◆ **Problem requirements**
Copy out every line of the records where the string "Convert" occurs.

Entries taken from a collection:
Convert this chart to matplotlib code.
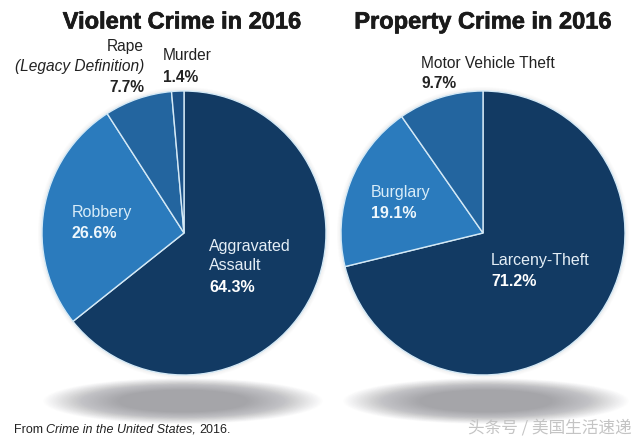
import matplotlib
matplotlib.use("Agg")
import matplotlib.pyplot as plt
import matplotlib.patheffects as pe
from matplotlib.patches import Ellipse

plt.rcParams['font.family'] = ['Liberation Sans', 'Noto Sans CJK SC', 'DejaVu Sans']

# Data
violent_labels = ["Aggravated Assault", "Robbery", "Rape", "Murder"]
violent_values = [64.3, 26.6, 7.7, 1.4]
property_labels = ["Larceny-Theft", "Burglary", "Motor Vehicle Theft"]
property_values = [71.2, 19.1, 9.7]

violent_colors = ["#123a63", "#2b7bbd", "#23659f", "#1c5288"]
property_colors = ["#123a63", "#2b7bbd", "#23659f"]

W, H = 640, 441


def py(y):
    # image pixels run downwards, the axes run upwards
    return H - y


def draw_shadow(ax, cx, cy, w, h):
    # stacked see-through ellipses give the soft floor shadow
    steps = 60
    for i in range(steps):
        f = 1 - 0.55 * i / steps
        ax.add_patch(Ellipse((cx, py(cy)), w * f, h * f, color="#a0a0a4",
                             alpha=0.012 + 0.03 * i / steps, lw=0, zorder=1))


def draw_halo(ax, cx, cy, r):
    for i in range(4):
        d = 2 * r + 8 - 2 * i
        ax.add_patch(Ellipse((cx, py(cy)), d, d, color="#bdbdbd",
                             alpha=0.05, lw=0, zorder=1))


def draw_pie(ax, values, colors, cx, cy, r):
    draw_halo(ax, cx, cy, r)
    wedges, _ = ax.pie(values, colors=colors, startangle=90, counterclock=False,
                       center=(cx, py(cy)), radius=r, frame=True,
                       wedgeprops={"edgecolor": "#d4e9f6", "linewidth": 1.0})
    for w in wedges:
        w.set_zorder(3)


def label(ax, x, y, s, color="#222222", weight="normal", style="normal", ha="left", size=11.2):
    ax.text(x, py(y), s, color=color, fontweight=weight, fontstyle=style, ha=ha,
            va="center", fontsize=size, zorder=5)


fig = plt.figure(figsize=(W / 100, H / 100), dpi=100, facecolor="white")
ax = fig.add_axes([0, 0, 1, 1])

draw_shadow(ax, 183, 401, 280, 46)
draw_shadow(ax, 486, 401, 286, 46)
draw_pie(ax, violent_values, violent_colors, 184, 233, 142)
draw_pie(ax, property_values, property_colors, 483, 233, 142)

ax.set_xlim(0, W)
ax.set_ylim(0, H)
ax.set_aspect("equal")
ax.axis("off")

# Titles
heavy = [pe.withStroke(linewidth=0.5, foreground="#1a1a1a")]
ax.text(182, py(22), "Violent Crime in 2016", fontsize=17, fontweight="bold",
        color="#1a1a1a", ha="center", va="center", path_effects=heavy)
ax.text(483, py(22), "Property Crime in 2016", fontsize=17, fontweight="bold",
        color="#1a1a1a", ha="center", va="center", path_effects=heavy)

# Outside labels
label(ax, 144, 46, "Rape", ha="right")
label(ax, 144, 66, "(Legacy Definition)", ha="right", style="italic")
label(ax, 144, 87, "7.7%", ha="right", weight="bold")
label(ax, 163, 56, "Murder")
label(ax, 163, 77, "1.4%", weight="bold")
label(ax, 421, 63, "Motor Vehicle Theft")
label(ax, 421, 84, "9.7%", weight="bold")

# Inside labels
label(ax, 72, 213, "Robbery", color="#d8ecf8", size=11.5)
label(ax, 72, 234, "26.6%", color="#eef7fc", weight="bold", size=11.5)
label(ax, 209, 246, "Aggravated", color="#e4eef6", size=11.5)
label(ax, 209, 266, "Assault", color="#e4eef6", size=11.5)
label(ax, 209, 287, "64.3%", color="#ffffff", weight="bold", size=11.5)
label(ax, 371, 193, "Burglary", color="#d8ecf8", size=11.5)
label(ax, 371, 214, "19.1%", color="#eef7fc", weight="bold", size=11.5)
label(ax, 491, 261, "Larceny-Theft", color="#e4eef6", size=11.5)
label(ax, 491, 282, "71.2%", color="#ffffff", weight="bold", size=11.5)

# Source note and watermark
ax.text(14, py(433), "From", fontsize=9, color="#222222", va="baseline")
ax.text(46, py(433), "Crime in the United States,", fontsize=9, fontstyle="italic",
        color="#222222", va="baseline")
ax.text(199, py(433), "2016.", fontsize=9, color="#222222", va="baseline")
ax.text(632, py(428), "头条号 / 美国生活速递", fontsize=12, color="#c4c4c4",
        ha="right", va="center", family=["Noto Sans CJK SC", "DejaVu Sans"])

fig.savefig("out.png", dpi=100)
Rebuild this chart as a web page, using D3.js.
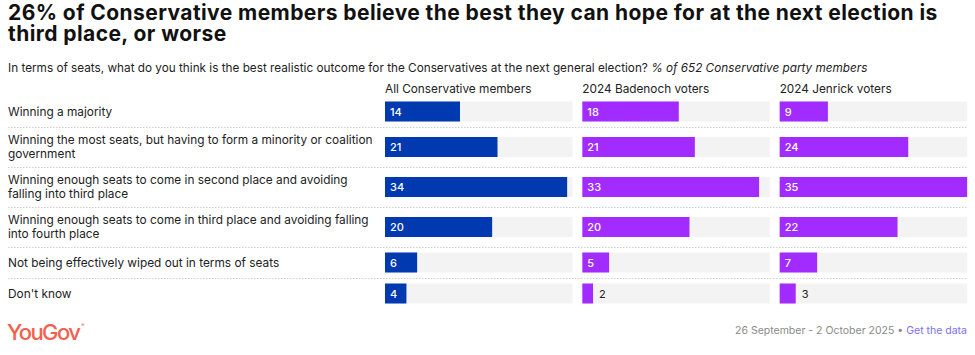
<!DOCTYPE html>
<html><head><meta charset="utf-8">
<script src="https://cdn.jsdelivr.net/npm/d3@7"></script>
<style>
html,body{margin:0;padding:0;background:#fff;}
svg{display:block;font-family:Inter,"Noto Sans",sans-serif;}
</style></head>
<body><svg id="chart" width="975" height="355"></svg>
<script>
const titleLines = ["26% of Conservative members believe the best they can hope for at the next election is", "third place, or worse"];
const subtitle = "In terms of seats, what do you think is the best realistic outcome for the Conservatives at the next general election?";
const subtitleNote = "% of 652 Conservative party members";
const categories = [
  "Winning a majority",
  "Winning the most seats, but having to form a minority or coalition government",
  "Winning enough seats to come in second place and avoiding falling into third place",
  "Winning enough seats to come in third place and avoiding falling into fourth place",
  "Not being effectively wiped out in terms of seats",
  "Don't know"
];
const groups = ["All Conservative members", "2024 Badenoch voters", "2024 Jenrick voters"];
const allMembers = [14, 21, 34, 20, 6, 4];
const badenochVoters = [18, 21, 33, 20, 5, 2];
const jenrickVoters = [9, 24, 35, 22, 7, 3];
const seriesValues = [allMembers, badenochVoters, jenrickVoters];
const groupColors = ["#0039b0", "#a22bff"];
const footerDate = "26 September - 2 October 2025";
const footerLink = "Get the data";

(function () {
const svg = d3.select("#chart");
const left = 8, right = 967;

// Title
const title = svg.append("text").attr("x", left).attr("y", 19.5)
  .attr("font-size", 21).attr("font-weight", 700).attr("letter-spacing", 0.42).attr("fill", "#111");
titleLines.forEach((t, i) => title.append("tspan").attr("x", left).attr("dy", i ? 21.5 : 0).text(t));

// Subtitle
const sub = svg.append("text").attr("x", left).attr("y", 71.5).attr("font-size", 11.75).attr("fill", "#222");
sub.append("tspan").text(subtitle + " ");
sub.append("tspan").attr("font-style", "italic").text(subtitleNote);

// Layout
const labelFont = 11.85;
const maxLabelW = 370;
function wrap(text) {
  const tmp = svg.append("text").attr("font-size", labelFont);
  const words = text.split(" ");
  const lines = []; let cur = "";
  words.forEach(w => {
    const test = cur ? cur + " " + w : w;
    tmp.text(test);
    if (tmp.node().getComputedTextLength() > maxLabelW && cur) { lines.push(cur); cur = w; }
    else cur = test;
  });
  lines.push(cur);
  tmp.remove();
  return lines;
}
const wrapped = categories.map(wrap);
const rowH = wrapped.map(l => Math.max(31, l.length * 14 + 12));
const top0 = 96;
const rowY = []; let acc = top0;
rowH.forEach(h => { rowY.push(acc); acc += h; });

const panelX = d3.scaleBand().domain(groups).range([385, 977]);
const panelW = 187.5;
const maxV = d3.max(seriesValues.flat());
const x = d3.scaleLinear().domain([0, maxV]).range([0, panelW]);
const barH = 20;

rowY.slice(1).forEach(y => {
  svg.append("line").attr("x1", left).attr("x2", right).attr("y1", y + 0.5).attr("y2", y + 0.5)
    .attr("stroke", "#cfcfcf").attr("stroke-width", 1).attr("stroke-dasharray", "1.5,1.5");
});

categories.forEach((c, i) => {
  const lines = wrapped[i];
  const cy = rowY[i] + rowH[i] / 2;
  const t = svg.append("text").attr("x", left).attr("font-size", labelFont).attr("fill", "#222");
  lines.forEach((ln, j) => {
    t.append("tspan").attr("x", left).attr("y", cy + (j - (lines.length - 1) / 2) * 14 + 4).text(ln);
  });
});

groups.forEach((g, gi) => {
  const px = panelX(g);
  const gEl = svg.append("g").attr("transform", `translate(${px},0)`);
  gEl.append("text").attr("x", 0).attr("y", 93).attr("font-size", 11.8).attr("fill", "#222").text(g);
  const color = groupColors[gi === 0 ? 0 : 1];
  seriesValues[gi].forEach((v, i) => {
    const y = rowY[i] + (rowH[i] - barH) / 2;
    gEl.append("rect").attr("x", 0).attr("y", y).attr("width", x(maxV)).attr("height", barH).attr("fill", "#f3f3f3");
    gEl.append("rect").attr("x", 0).attr("y", y).attr("width", x(v)).attr("height", barH).attr("fill", color);
    const inside = x(v) > 18;
    gEl.append("text").attr("x", inside ? 5 : x(v) + 6).attr("y", y + barH / 2 + 4)
      .attr("font-size", 11).attr("font-weight", inside ? 500 : 400)
      .attr("fill", inside ? "#fff" : "#222").text(v);
  });
});

const logo = svg.append("text").attr("x", left - 1).attr("y", 340).attr("font-size", 22).attr("font-weight", 500)
  .attr("letter-spacing", -1.6).attr("fill", "#f4604e");
logo.append("tspan").text("YouGov");
logo.append("tspan").attr("font-size", 5).attr("dy", -13).attr("dx", 2).attr("letter-spacing", 0).text("®");
const ft = svg.append("text").attr("x", right).attr("y", 334).attr("text-anchor", "end").attr("font-size", 10.5).attr("fill", "#8a8a8a");
ft.append("tspan").text(footerDate + " • ");
ft.append("tspan").attr("fill", "#7b6ff0").text(footerLink);
})();
</script>
</body></html>
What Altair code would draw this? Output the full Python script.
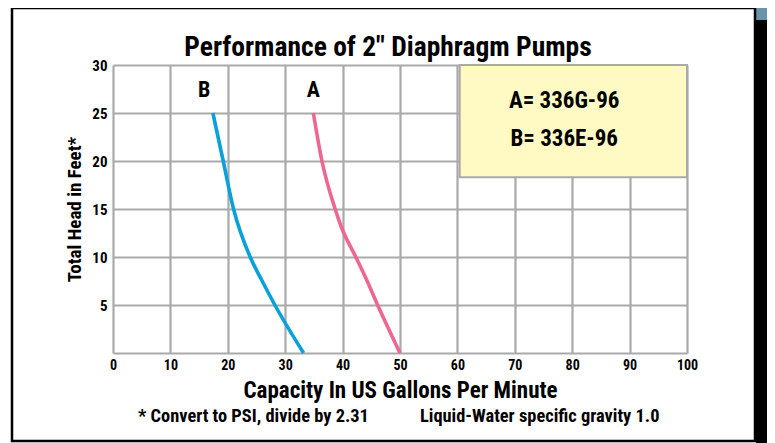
import altair as alt
import pandas as pd

# ---- data ----
b_gpm = [17.4, 19.2, 21.0, 23.9, 25.9, 28.2, 33.2]
b_head = [25, 20, 15, 10, 7.6, 5, 0]
a_gpm = [34.9, 36.4, 38.7, 39.8, 42.3, 44.2, 46.1, 50.0]
a_head = [25, 20, 15, 13.1, 10, 7.6, 5, 0]
x_ticks = list(range(0, 101, 10))
y_ticks = list(range(0, 31, 5))
series_names = ["A", "B"]
series_colors = ["#ee6790", "#0aa0da"]
legend_lines = ["A= 336G-96", "B= 336E-96"]
footnotes = ["* Convert to PSI, divide by 2.31", "Liquid-Water specific gravity 1.0"]
title_text = 'Performance of 2" Diaphragm Pumps'

FONT = "Roboto Condensed"
W, H = 574, 288
PAD = {"left": 105, "top": 57, "right": 80, "bottom": 90}

curves = pd.DataFrame(
    {"gpm": a_gpm + b_gpm,
     "head": a_head + b_head,
     "pump": ["A"] * len(a_gpm) + ["B"] * len(b_gpm)}
)

xs = alt.Scale(domain=[0, 100], nice=False)
ys = alt.Scale(domain=[0, 30], nice=False)

one = pd.DataFrame({"k": [0]})

# decorative page frame (pixel positions relative to plot area)
steel = alt.Chart(one).mark_rect(color="#6a94a7").encode(
    x=alt.value(643), x2=alt.value(654), y=alt.value(-57), y2=alt.value(380))
shadow = alt.Chart(one).mark_rect(color="black").encode(
    x=alt.value(643), x2=alt.value(654), y=alt.value(-45), y2=alt.value(380))
frame = alt.Chart(one).mark_rect(fill=None, stroke="black", strokeWidth=2.5).encode(
    x=alt.value(-101), x2=alt.value(642), y=alt.value(-57), y2=alt.value(376))

box = alt.Chart(pd.DataFrame({"x": [60.4], "x2": [100], "y": [18.3], "y2": [30]})).mark_rect(
    fill="#fffac3", stroke="#a9a9a9", strokeWidth=2).encode(
    x=alt.X("x:Q", scale=xs), x2="x2:Q", y=alt.Y("y:Q", scale=ys), y2="y2:Q")

box_text = alt.Chart(pd.DataFrame({"t": legend_lines, "x": [78.6, 78.6], "y": [26.3, 22.3]})).mark_text(
    font=FONT, fontSize=23, fontWeight="bold", color="black", baseline="middle").encode(
    x=alt.X("x:Q", scale=xs), y=alt.Y("y:Q", scale=ys), text="t:N")

lines = alt.Chart(curves).mark_line(strokeWidth=3.6, interpolate="monotone").encode(
    x=alt.X("gpm:Q", scale=xs,
            axis=alt.Axis(values=x_ticks, title="Capacity In US Gallons Per Minute",
                          titleFontSize=23, titleBaseline="alphabetic", titleY=44,
                          labelPadding=5, labelFontSize=14, labelFlush=False)),
    y=alt.Y("head:Q", scale=ys,
            axis=alt.Axis(values=y_ticks, title="Total Head in Feet*",
                          labelExpr="datum.value == 0 ? '' : datum.label",
                          titleFontSize=19, titleAngle=-90, titleBaseline="alphabetic",
                          titleX=-33, titleY=144, titleAlign="center",
                          labelPadding=6, labelFontSize=15, labelFlush=False)),
    color=alt.Color("pump:N", scale=alt.Scale(domain=series_names, range=series_colors), legend=None),
    detail="pump:N",
)

ab = alt.Chart(pd.DataFrame({"t": ["B", "A"], "x": [15.9, 34.9], "y": [27.4, 27.4]})).mark_text(
    font=FONT, fontSize=22, fontWeight="bold", color="black", baseline="middle").encode(
    x=alt.X("x:Q", scale=xs), y=alt.Y("y:Q", scale=ys), text="t:N")

notes = alt.Chart(pd.DataFrame({"t": footnotes, "px": [25, 307]})).mark_text(
    font=FONT, fontSize=18.4, fontWeight="bold", color="black", align="left", baseline="alphabetic").encode(
    x=alt.X("px:Q", scale=None), y=alt.value(356.7), text="t:N")

title = alt.Chart(pd.DataFrame({"t": [title_text]})).mark_text(
    font=FONT, fontSize=27.5, fontWeight="bold", color="black", align="center", baseline="alphabetic").encode(
    x=alt.value(275), y=alt.value(-9), text="t:N")

chart = alt.layer(steel, shadow, frame, box, lines, box_text, ab, notes, title).properties(
    width=W, height=H,
    padding=PAD,
    autosize=alt.AutoSizeParams(type="none"),
    background="white",
).configure_view(stroke=None).configure_axis(
    grid=True, gridColor="#a9a9a9", gridWidth=2.2, domain=False, ticks=False,
    labelFont=FONT, labelFontWeight="bold", labelColor="black",
    titleFont=FONT, titleFontWeight="bold", titleColor="black",
)

chart.save("out.html", embed_options={"renderer": "svg", "actions": False})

◆ **Written response**
Convert this chart to matplotlib code.
footnotes = ["* Convert to PSI, divide by 2.31", "Liquid-Water specific gravity 1.0"]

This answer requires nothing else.